Em Ibiporã, a juíza Sonia Leifa Yeh Fuzinato sentenciou pela desocupação das escolas da cidade dois dias após o crime em Curitiba. Ela acatou os argumentos da PGE, que abordou a permanência nas escolas da comarca como “invasão ilícita”, “posse de pessoas privadas sobre bens público” e privação do direito à Educação de quem estava do lado de fora dos colégios. No pedido, os procuradores também alegaram que, apesar do diálogo mantido com os estudantes, não era viável a continuidade das manifestações dentro das escolas estaduais, já que o protesto era contra um tema de ordem federal.

A reforma do Ensino Médio, motivo das ocupações, foi sancionada em fevereiro de 2017 pelo então presidente Michel Temer e começou a valer, de fato, este ano.

Ensino médio on-line

No Paraná, uma das mudanças mais significativas trazidas com o novo modelo de currículo foi a terceirização de parte das aulas – que passaram a ser dadas em formato on-line, sem professor em sala de aula.

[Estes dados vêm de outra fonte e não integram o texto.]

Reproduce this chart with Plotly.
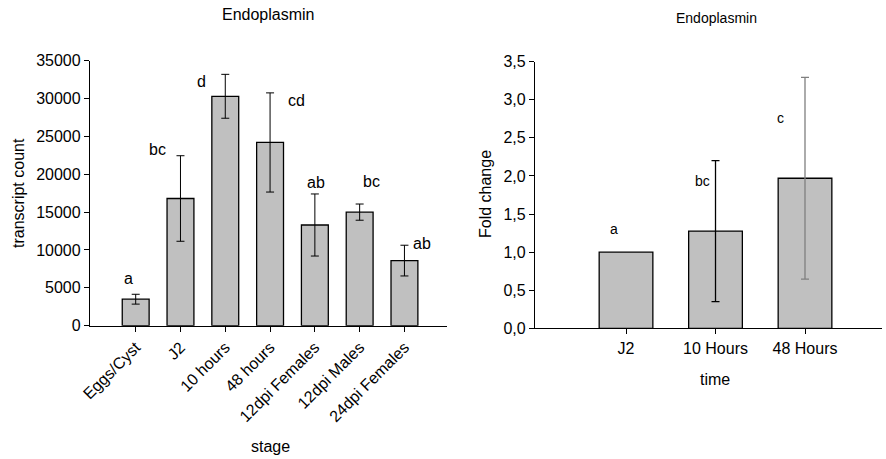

Ao Plural, a própria Secretaria de Estado da Educação (Seed) admitiu que a contratada – a Unicesumar, uma rede particular de ensino – também ficaria responsável pela aprendizagem dos estudantes da rede.  

“É bem questionável isso. É também uma forma de deslegitimar o movimento das ocupações, o movimento estudantil com isso. Eu não ligo de ser condenada, mas não faz sentido, com tanta divergência, a gente ter que pagar isso tudo ainda”, diz Rigate sobre a dívida acumulada.

Procurada, a PGE não se manifestou sobre os questionamentos, mas afirmou que “segue acompanhando o processo e vai se manifestar novamente apenas nos autos, se provocada”.